In the basement of my house there is a very large box: - the contents would fill two filing cabinet drawers, if I ever took them out. They are my prayer journals, started when I first became solo pastor, and continuing through to almost the last church I pastored; that church broke my heart and my will, and drove me into an unpaid sabbatical, selling real-estate. Those journals are full of written prayer-conversations about the quarrels and tensions in the churches I pastored.

Two things happen when the church quarrels: shame and fear. Shame because people have the unbiblical notion that the church shouldn’t experience conflict. Fear because trying to make peace between conflicting parties is like picking up an un-exploded bomb. After it has gone off in your face and you are all burnt and bleeding, ‘wise’ pastors visit you and tell you it was all your own fault, you mishandled the bomb.

I can write this with some authority, 5 years of working with the local committee of our denomination that handled pastor-congregation conflict gave me a ring-side seat into other pastor’s problems. I learnt there, that the pastors who seemed successful and who led stable congregations for many years had sometimes suppressed conflicts in ways that exploded after they had left the church. I began to feel less embarrassed about the conflicts in my own congregations as I heard about other people’s. Occasionally I drove home saying to myself, “Now there’s a mishandled bomb, I would never have handled it that way. Those car conversations were cheap therapy but they also salvaged a lot of my self-respect. .
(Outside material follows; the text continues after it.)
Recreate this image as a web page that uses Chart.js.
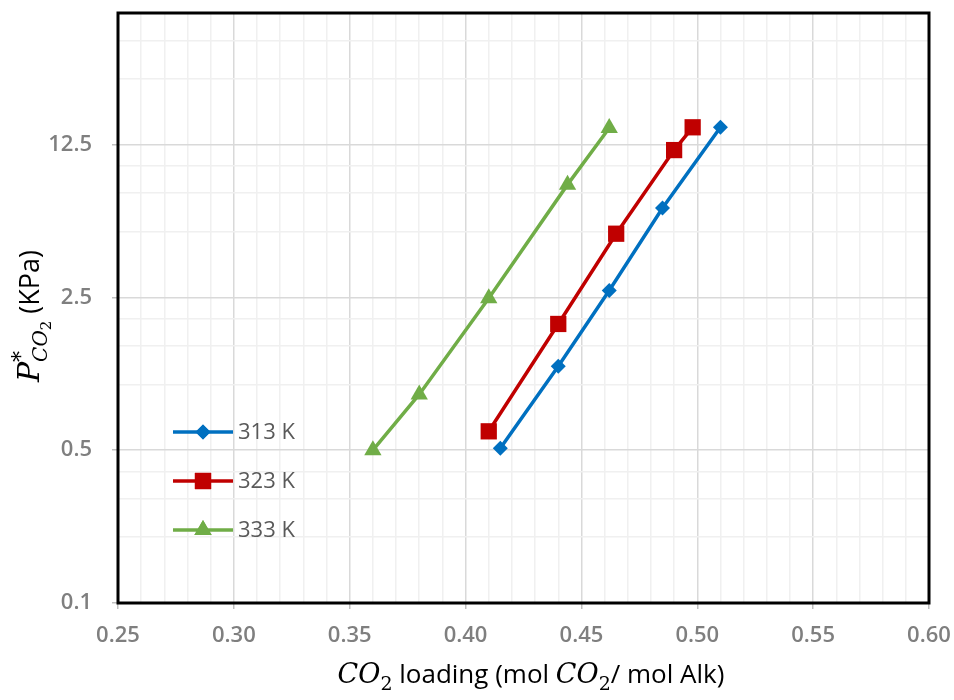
<!DOCTYPE html>
<html>
<head>
<meta charset="utf-8">
<script src="https://cdn.jsdelivr.net/npm/chart.js@4/dist/chart.umd.min.js"></script>
<style>
  html, body { margin: 0; padding: 0; background: #fff; }
  #wrap { width: 954px; height: 700px; }
</style>
</head>
<body>
<div id="wrap"><canvas id="chart" width="954" height="700"></canvas></div>
<script>
// Series: CO2 loading vs. equilibrium partial pressure (KPa)
const seriesNames = ['313 K', '323 K', '333 K'];
const loading313 = [0.415, 0.44, 0.462, 0.485, 0.51];
const pressure313 = [0.51, 1.21, 2.69, 6.41, 15.0];
const loading323 = [0.41, 0.44, 0.465, 0.49, 0.498];
const pressure323 = [0.61, 1.89, 4.89, 11.8, 15.0];
const loading333 = [0.36, 0.38, 0.41, 0.444, 0.462];
const pressure333 = [0.5, 0.9, 2.48, 8.2, 14.9];

// Axis ticks
const yMajorTicks = [0.1, 0.5, 2.5, 12.5];
const yMinorTicks = [0.2, 0.3, 0.4, 1, 1.5, 2, 5, 7.5, 10, 25, 37.5, 50];
const xMin = 0.25, xMax = 0.60, xMinorStep = 0.01;

const colors = ['#0070C0', '#C00000', '#70AD47'];
const pointStyles = ['rectRot', 'rect', 'triangle'];
const pointRadii = [7.5, 11.5, 10];

const toPoints = (xs, ys) => xs.map((x, i) => ({ x, y: ys[i] }));
const seriesData = [
  toPoints(loading313, pressure313),
  toPoints(loading323, pressure323),
  toPoints(loading333, pressure333),
];

const tickFont = { family: '"Open Sans", sans-serif', size: 22, weight: '600' };
const tickColor = '#7f7f7f';
const isXMajor = (v) => Math.round(v * 100) % 5 === 0;

// Draws a run of text pieces with their own font and vertical offset
function drawRich(ctx, parts, x, y) {
  let total = 0;
  parts.forEach((p) => { ctx.font = p.font; if (!p.stack) total += ctx.measureText(p.text).width; });
  let cx = x - total / 2;
  parts.forEach((p) => {
    ctx.font = p.font;
    ctx.fillText(p.text, cx, y + (p.dy || 0));
    if (!p.stack) cx += ctx.measureText(p.text).width;
  });
}

const decorations = {
  id: 'decorations',
  afterDraw(chart) {
    const { ctx, chartArea: a } = chart;
    ctx.save();
    // black frame round the plot
    ctx.strokeStyle = '#000';
    ctx.lineWidth = 3;
    ctx.strokeRect(a.left, a.top, a.right - a.left, a.bottom - a.top);

    // legend inside the plot
    const legendY = [432, 481, 530];
    chart.data.datasets.forEach((ds, i) => {
      const y = legendY[i];
      ctx.strokeStyle = ds.borderColor;
      ctx.lineWidth = 3.5;
      ctx.beginPath();
      ctx.moveTo(173, y);
      ctx.lineTo(233, y);
      ctx.stroke();
      ctx.fillStyle = ds.borderColor;
      Chart.helpers.drawPoint(ctx, { pointStyle: ds.pointStyle, radius: ds.pointRadius, rotation: 0, borderWidth: 0 }, 203, y);
      ctx.fill();
      ctx.fillStyle = '#595959';
      ctx.font = '22px "Open Sans", sans-serif';
      ctx.textBaseline = 'middle';
      ctx.textAlign = 'left';
      ctx.fillText(ds.label, 238, y + 1);
    });

    // axis titles with math-style parts
    ctx.fillStyle = '#000';
    ctx.textBaseline = 'alphabetic';
    ctx.textAlign = 'left';
    const serifI = 'italic 27px "DejaVu Serif", serif';
    const sub = '19px "DejaVu Serif", serif';
    const sans = '26px "Open Sans", sans-serif';
    drawRich(ctx, [
      { text: 'CO', font: serifI },
      { text: '2', font: sub, dy: 7 },
      { text: ' loading (mol ', font: sans },
      { text: 'CO', font: serifI },
      { text: '2', font: sub, dy: 7 },
      { text: '/ mol Alk)', font: sans },
    ], 531, 683);

    ctx.translate(39, 316);
    ctx.rotate(-Math.PI / 2);
    drawRich(ctx, [
      { text: 'P', font: 'italic 30px "DejaVu Serif", serif' },
      { text: '*', font: '22px "DejaVu Serif", serif', dy: -11, stack: true },
      { text: 'CO', font: 'italic 20px "DejaVu Serif", serif', dy: 8 },
      { text: '2', font: '15px "DejaVu Serif", serif', dy: 12 },
      { text: ' (KPa)', font: '27px "Open Sans", sans-serif' },
    ], 0, 0);
    ctx.restore();
  },
};

new Chart(document.getElementById('chart'), {
  type: 'line',
  data: {
    datasets: seriesData.map((data, i) => ({
      label: seriesNames[i],
      data,
      borderColor: colors[i],
      backgroundColor: colors[i],
      borderWidth: 3.5,
      pointStyle: pointStyles[i],
      pointRadius: pointRadii[i],
      pointBorderWidth: 0,
      pointBackgroundColor: colors[i],
      tension: 0,
    })),
  },
  options: {
    responsive: false,
    animation: false,
    layout: { padding: { top: 13, right: 25, left: 0, bottom: 0 } },
    plugins: { legend: { display: false }, tooltip: { enabled: false } },
    scales: {
      x: {
        type: 'linear',
        min: xMin,
        max: xMax,
        afterFit: (s) => { s.height = 97; s.paddingLeft = 0; s.paddingRight = 0; },
        ticks: {
          stepSize: xMinorStep,
          autoSkip: false,
          maxRotation: 0,
          padding: 14,
          font: tickFont,
          color: tickColor,
          callback: (v) => (isXMajor(v) ? v.toFixed(2) : ''),
        },
        grid: {
          color: (c) => (c.tick && isXMajor(c.tick.value) ? '#d9d9d9' : '#f0f0f0'),
          lineWidth: 1.5,
          tickLength: 6,
          tickColor: (c) => (c.tick && isXMajor(c.tick.value) ? '#bfbfbf' : 'rgba(0,0,0,0)'),
        },
        border: { display: false },
      },
      y: {
        type: 'logarithmic',
        min: 0.1,
        max: 50,
        afterFit: (s) => { s.width = 118; s.paddingTop = 0; s.paddingBottom = 0; },
        afterBuildTicks: (s) => {
          s.ticks = [...yMajorTicks, ...yMinorTicks]
            .sort((p, q) => p - q)
            .map((v) => ({ value: v, major: yMajorTicks.includes(v) }));
        },
        ticks: {
          autoSkip: false,
          padding: 20,
          font: tickFont,
          color: tickColor,
          callback: (v) => (yMajorTicks.includes(v) ? String(v) : ''),
        },
        grid: {
          color: (c) => (c.tick && yMajorTicks.includes(c.tick.value) ? '#d9d9d9' : '#f0f0f0'),
          lineWidth: 1.5,
          tickLength: 6,
          tickColor: (c) => (c.tick && yMajorTicks.includes(c.tick.value) ? '#bfbfbf' : 'rgba(0,0,0,0)'),
        },
        border: { display: false },
      },
    },
  },
  plugins: [decorations],
});
</script>
</body>
</html>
The written-prayer journals helped a lot. I was able to channel all my hurt and indignation into prayers knowing that The Listener kept confidences. I was thankful that I had an example in the book of Psalms and could express myself anyhow I needed to, without fear of offending God. Because the churches that I pastored were, almost always, declining churches with a history of church fights, often situated in deteriorating neighborhoods with massive social problems I had enough material to fill all those prayer journals.

I began to teach that conflicts, even bitter quarrels, are opportunities. The Church should consider itself a safe environment where conflict can be examined without anger and policies that promote peace can be powerfully practiced. I never had any takers! But I have noticed that happy, confident, children come from homes that do just this; explore the conflict in a safe environment and develop peaceful procedures for living together.
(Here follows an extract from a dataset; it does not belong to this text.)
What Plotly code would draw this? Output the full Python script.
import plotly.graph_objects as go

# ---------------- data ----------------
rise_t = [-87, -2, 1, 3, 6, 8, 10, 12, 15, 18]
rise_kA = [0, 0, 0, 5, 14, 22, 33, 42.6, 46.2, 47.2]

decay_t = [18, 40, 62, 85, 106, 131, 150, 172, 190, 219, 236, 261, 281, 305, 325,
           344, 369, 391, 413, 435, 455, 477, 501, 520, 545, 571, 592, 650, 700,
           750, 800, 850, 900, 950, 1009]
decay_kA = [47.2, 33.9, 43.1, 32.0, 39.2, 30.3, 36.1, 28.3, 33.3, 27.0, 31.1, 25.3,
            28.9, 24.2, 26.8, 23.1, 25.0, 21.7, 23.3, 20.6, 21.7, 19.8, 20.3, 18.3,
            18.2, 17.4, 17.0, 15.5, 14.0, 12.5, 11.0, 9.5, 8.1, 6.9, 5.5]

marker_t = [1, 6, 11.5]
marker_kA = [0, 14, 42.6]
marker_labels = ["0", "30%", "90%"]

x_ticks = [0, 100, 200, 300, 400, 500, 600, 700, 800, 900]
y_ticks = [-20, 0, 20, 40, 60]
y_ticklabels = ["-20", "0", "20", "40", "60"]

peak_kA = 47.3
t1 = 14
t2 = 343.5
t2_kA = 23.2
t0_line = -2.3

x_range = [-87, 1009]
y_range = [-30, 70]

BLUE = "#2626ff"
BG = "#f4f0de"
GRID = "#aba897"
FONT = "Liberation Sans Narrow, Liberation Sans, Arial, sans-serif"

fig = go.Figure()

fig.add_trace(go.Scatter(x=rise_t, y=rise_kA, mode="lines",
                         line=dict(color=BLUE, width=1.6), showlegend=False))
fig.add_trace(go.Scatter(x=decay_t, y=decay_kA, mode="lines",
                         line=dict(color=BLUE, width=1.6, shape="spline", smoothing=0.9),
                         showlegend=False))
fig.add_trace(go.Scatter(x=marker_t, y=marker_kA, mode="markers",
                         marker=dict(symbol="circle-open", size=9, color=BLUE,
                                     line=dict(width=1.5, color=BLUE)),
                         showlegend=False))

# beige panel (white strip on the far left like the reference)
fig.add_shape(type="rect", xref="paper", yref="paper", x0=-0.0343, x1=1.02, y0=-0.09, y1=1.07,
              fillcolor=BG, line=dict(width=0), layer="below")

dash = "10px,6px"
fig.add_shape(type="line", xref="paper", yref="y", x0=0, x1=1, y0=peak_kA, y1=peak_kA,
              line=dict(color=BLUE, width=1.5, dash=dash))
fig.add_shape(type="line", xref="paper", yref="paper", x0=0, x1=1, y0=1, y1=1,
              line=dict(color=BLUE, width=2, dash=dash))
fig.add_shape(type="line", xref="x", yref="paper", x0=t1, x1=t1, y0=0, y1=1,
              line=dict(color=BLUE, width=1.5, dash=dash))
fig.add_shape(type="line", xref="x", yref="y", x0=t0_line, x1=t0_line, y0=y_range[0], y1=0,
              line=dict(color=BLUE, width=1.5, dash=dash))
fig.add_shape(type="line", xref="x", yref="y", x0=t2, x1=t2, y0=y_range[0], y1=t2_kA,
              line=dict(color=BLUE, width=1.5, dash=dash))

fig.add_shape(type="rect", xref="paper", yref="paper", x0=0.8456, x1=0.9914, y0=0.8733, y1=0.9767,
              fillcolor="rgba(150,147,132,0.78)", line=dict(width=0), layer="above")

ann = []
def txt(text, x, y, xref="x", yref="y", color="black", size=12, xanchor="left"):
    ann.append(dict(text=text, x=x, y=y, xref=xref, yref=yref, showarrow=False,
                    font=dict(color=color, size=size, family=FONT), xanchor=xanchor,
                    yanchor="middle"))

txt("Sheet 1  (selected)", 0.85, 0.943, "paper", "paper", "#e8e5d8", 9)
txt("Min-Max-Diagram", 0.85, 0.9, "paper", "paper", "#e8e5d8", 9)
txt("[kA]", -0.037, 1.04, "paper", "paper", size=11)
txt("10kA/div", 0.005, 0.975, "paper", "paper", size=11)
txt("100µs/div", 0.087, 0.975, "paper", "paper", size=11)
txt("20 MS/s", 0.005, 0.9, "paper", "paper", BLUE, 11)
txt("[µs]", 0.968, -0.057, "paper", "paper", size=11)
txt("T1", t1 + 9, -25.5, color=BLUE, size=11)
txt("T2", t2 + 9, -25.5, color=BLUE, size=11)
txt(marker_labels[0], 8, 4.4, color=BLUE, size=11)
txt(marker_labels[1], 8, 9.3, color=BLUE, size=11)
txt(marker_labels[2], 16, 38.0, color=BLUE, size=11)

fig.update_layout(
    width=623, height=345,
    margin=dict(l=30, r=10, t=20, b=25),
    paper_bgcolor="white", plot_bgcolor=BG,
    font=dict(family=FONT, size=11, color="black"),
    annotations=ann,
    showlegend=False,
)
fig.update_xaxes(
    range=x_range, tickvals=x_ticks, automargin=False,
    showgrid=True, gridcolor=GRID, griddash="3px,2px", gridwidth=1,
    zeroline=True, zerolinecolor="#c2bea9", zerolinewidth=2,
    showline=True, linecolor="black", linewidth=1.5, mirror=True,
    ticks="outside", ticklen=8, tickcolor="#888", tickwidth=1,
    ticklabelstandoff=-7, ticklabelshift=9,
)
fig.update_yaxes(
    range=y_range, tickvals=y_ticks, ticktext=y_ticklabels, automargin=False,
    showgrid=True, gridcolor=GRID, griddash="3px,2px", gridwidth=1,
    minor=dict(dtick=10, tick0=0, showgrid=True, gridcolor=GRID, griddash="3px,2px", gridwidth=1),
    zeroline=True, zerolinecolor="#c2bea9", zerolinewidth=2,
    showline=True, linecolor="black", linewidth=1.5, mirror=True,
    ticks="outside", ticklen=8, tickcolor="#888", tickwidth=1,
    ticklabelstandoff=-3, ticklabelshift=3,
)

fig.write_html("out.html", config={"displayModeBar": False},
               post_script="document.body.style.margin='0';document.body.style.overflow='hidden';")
One reason I stay in my present denomination despite the changes that caused so much conflict amongst us, is that I think we’ve a pretty good history of examining conflicting and devising peaceable policies. But the machinery to do this is so time consuming that it does not happen in individual congregations. Local psycho-therapists seem more adapt dealing with inner personal conflict that inter-personal conflict, the only one who visited my congregation suggested that all their problems stemmed from being in ‘survival mode’ and left the church in an undignified hurry when my religious-minded congregation mobbed her with yells of outrage.
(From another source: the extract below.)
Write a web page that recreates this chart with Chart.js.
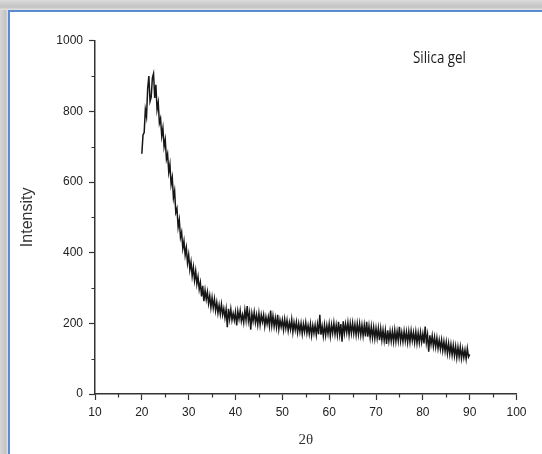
<!DOCTYPE html>
<html><head><meta charset="utf-8">
<script src="https://cdn.jsdelivr.net/npm/chart.js@4/dist/chart.umd.min.js"></script>
<style>
html,body{margin:0;padding:0;width:542px;height:454px;overflow:hidden;background:#fff;position:relative;}
#shadeL{position:absolute;left:0;top:0;width:8px;height:454px;background:linear-gradient(to right,#d6d6d6,#c4c4c4 70%,#e4e4e4);}
#shadeT{position:absolute;left:0;top:0;width:542px;height:10px;background:linear-gradient(to bottom,#dcdcdc,#c2c2c2 70%,#e4e4e4);}
#box{position:absolute;left:8px;top:10px;right:0;bottom:0;border-left:2px solid #5b8bd0;border-top:2px solid #5b8bd0;background:#fff;}
#c{position:absolute;left:0;top:0;}
</style>
</head><body>
<div id="shadeL"></div><div id="shadeT"></div><div id="box"></div>
<canvas id="c" width="542" height="454"></canvas>
<script>
// Sampling grid of the scan (2θ, degrees)
const angleStart = 20;
const angleStep = 0.25;
// Intensity, 4 samples per degree from 20° to 90°
const intensity = [
/*20*/ 680,733,740,805,
/*21*/ 785,865,900,828,
/*22*/ 840,895,907,838,
/*23*/ 875,805,825,767,
/*24*/ 780,730,753,700,
/*25*/ 720,665,680,628,
/*26*/ 650,593,613,555,
/*27*/ 575,514,525,472,
/*28*/ 493,443,458,412,
/*29*/ 433,393,414,371,
/*30*/ 394,352,374,334,
/*31*/ 359,322,348,311,
/*32*/ 332,296,315,276,
/*33*/ 306,263,294,268,
/*34*/ 289,256,278,245,
/*35*/ 273,244,269,236,
/*36*/ 259,229,252,226,
/*37*/ 254,224,242,216,
/*38*/ 240,189,241,212,
/*39*/ 240,209,228,209,
/*40*/ 232,194,234,212,
/*41*/ 236,206,224,202,
/*42*/ 237,209,249,207,
/*43*/ 230,182,228,206,
/*44*/ 232,202,224,196,
/*45*/ 228,196,224,204,
/*46*/ 224,192,218,198,
/*47*/ 218,192,236,194,
/*48*/ 221,191,215,189,
/*49*/ 224,184,210,190,
/*50*/ 210,182,212,186,
/*51*/ 209,179,203,183,
/*52*/ 211,175,203,181,
/*53*/ 204,174,200,176,
/*54*/ 200,170,198,176,
/*55*/ 202,172,194,170,
/*56*/ 198,166,194,172,
/*57*/ 195,167,197,169,
/*58*/ 224,168,192,164,
/*59*/ 196,166,194,170,
/*60*/ 198,164,196,172,
/*61*/ 201,169,195,167,
/*62*/ 204,168,198,148,
/*63*/ 206,172,198,174,
/*64*/ 202,168,200,172,
/*65*/ 201,171,197,167,
/*66*/ 199,169,199,167,
/*67*/ 195,165,195,163,
/*68*/ 204,162,192,160,
/*69*/ 191,159,189,157,
/*70*/ 186,158,186,152,
/*71*/ 185,153,181,151,
/*72*/ 180,142,180,150,
/*73*/ 178,150,178,148,
/*74*/ 181,149,177,151,
/*75*/ 190,150,174,148,
/*76*/ 178,150,176,146,
/*77*/ 177,147,179,151,
/*78*/ 174,146,176,144,
/*79*/ 173,145,175,147,
/*80*/ 171,143,191,145,
/*81*/ 168,120,166,140,
/*82*/ 165,135,161,133,
/*83*/ 159,129,153,127,
/*84*/ 153,123,149,121,
/*85*/ 147,115,143,113,
/*86*/ 140,110,138,108,
/*87*/ 135,103,133,105,
/*88*/ 133,101,127,103,
/*89*/ 125,99,129,105,
/*90*/ 112
];
const xTicks = [10,20,30,40,50,60,70,80,90,100];
const yTicks = [0,200,400,600,800,1000];
const xMinorTicks = [15,25,35,45,55,65,75,85,95];
const yMinorTicks = [100,300,500,700,900];
const sampleLabel = 'Silica gel';
const xTitle = '2θ';
const yTitle = 'Intensity';

const points = intensity.map((v, i) => ({x: angleStart + i * angleStep, y: v}));

const minorTickPlugin = {
  id: 'minorTicks',
  afterDraw(chart) {
    const {ctx, scales: {x, y}, chartArea} = chart;
    ctx.save();
    ctx.strokeStyle = '#333';
    ctx.lineWidth = 1.2;
    ctx.beginPath();
    xMinorTicks.forEach(v => {
      const px = Math.round(x.getPixelForValue(v)) + 0.5;
      ctx.moveTo(px, chartArea.bottom);
      ctx.lineTo(px, chartArea.bottom + 3.5);
    });
    yMinorTicks.forEach(v => {
      const py = Math.round(y.getPixelForValue(v)) + 0.5;
      ctx.moveTo(chartArea.left - 3.5, py);
      ctx.lineTo(chartArea.left, py);
    });
    ctx.stroke();
    ctx.restore();
  }
};

const labelPlugin = {
  id: 'sampleLabel',
  afterDraw(chart) {
    const ctx = chart.ctx;
    ctx.save();
    ctx.font = '15px "Open Sans", sans-serif';
    ctx.fillStyle = '#1a1a1a';
    ctx.textBaseline = 'alphabetic';
    const w = ctx.measureText(sampleLabel).width;
    ctx.translate(413, 63);
    ctx.scale(53 / w, 1.1);
    ctx.fillText(sampleLabel, 0, 0);
    ctx.restore();
  }
};

new Chart(document.getElementById('c'), {
  type: 'line',
  data: {
    datasets: [{
      data: points,
      borderColor: '#161616',
      borderWidth: 1.5,
      pointRadius: 0,
      tension: 0,
      fill: false
    }]
  },
  options: {
    responsive: false,
    animation: false,
    devicePixelRatio: 1,
    layout: {padding: {left: 0, right: 25.5, top: 40.7, bottom: 0}},
    plugins: {legend: {display: false}, tooltip: {enabled: false}},
    scales: {
      x: {
        type: 'linear',
        min: 10, max: 100,
        afterBuildTicks: s => { s.ticks = xTicks.map(v => ({value: v})); },
        afterFit: s => { s.height = 60; },
        grid: {drawOnChartArea: false, drawTicks: true, tickLength: 6, tickColor: '#333', tickWidth: 1.2},
        border: {display: true, color: '#333', width: 1.5},
        ticks: {color: '#222', font: {family: '"Liberation Sans", Arial, sans-serif', size: 12}, padding: 5, maxRotation: 0, callback: v => String(v)},
        title: {display: true, text: xTitle, color: '#333', font: {family: '"Liberation Serif", "Times New Roman", serif', size: 15}, padding: {top: 0, bottom: 5}}
      },
      y: {
        min: 0, max: 1000,
        afterBuildTicks: s => { s.ticks = yTicks.map(v => ({value: v})); },
        afterFit: s => { s.width = 95; },
        grid: {drawOnChartArea: false, drawTicks: true, tickLength: 6, tickColor: '#333', tickWidth: 1.2},
        border: {display: true, color: '#333', width: 1.5},
        ticks: {color: '#222', font: {family: '"Liberation Sans", Arial, sans-serif', size: 12}, padding: 6, callback: v => String(v)},
        title: {display: true, text: yTitle, color: '#333', font: {family: '"Liberation Sans", Arial, sans-serif', size: 16}, padding: {top: 18, bottom: 0}}
      }
    }
  },
  plugins: [minorTickPlugin, labelPlugin]
});
</script>
</body></html>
Are we missing an opportunity to be redemptive to the world beyond the church walls? At a time when large corporations are becoming more powerful than political bodies, do we have anything to offer the members of those corporations when conflict threatens their jobs and their health? When we meet with other people who worship the same God we do, but do so without the New Testament, do we have any way to respect these God fearing people without conflict? If I were in a church that agreed with me, I would not teach people how to ask someone about going to heaven when they die but about how to live in the Kingdom of Heaven while they are on earth.

Acts chapter 21 verse 17-28 Was the bomb miss-handled? Was there perhaps a conspiracy? Where would Paul have been if he’d left Jerusalem a little earlier?

1 Comments:

Anonymous Anonymous said...

OK, the shame and fear I understand. And I feel like I can deal with those on most days. The hardest part for me remains the anger. I can relate to Haggar fleeing. There are times when that seems like the best option. There are times when that is REALLY tempting. What do you do when you just want to run away? When is it right to just run away?

Alternatively, I need a model for my anger. Because equally tempting is the desire for revenge, the desire to defend myself and prove myself right, the desire to yell in order to try to get through.

PS. I'm going to start a prayer journal.

PSS. Things feel as if they may be turning a corner.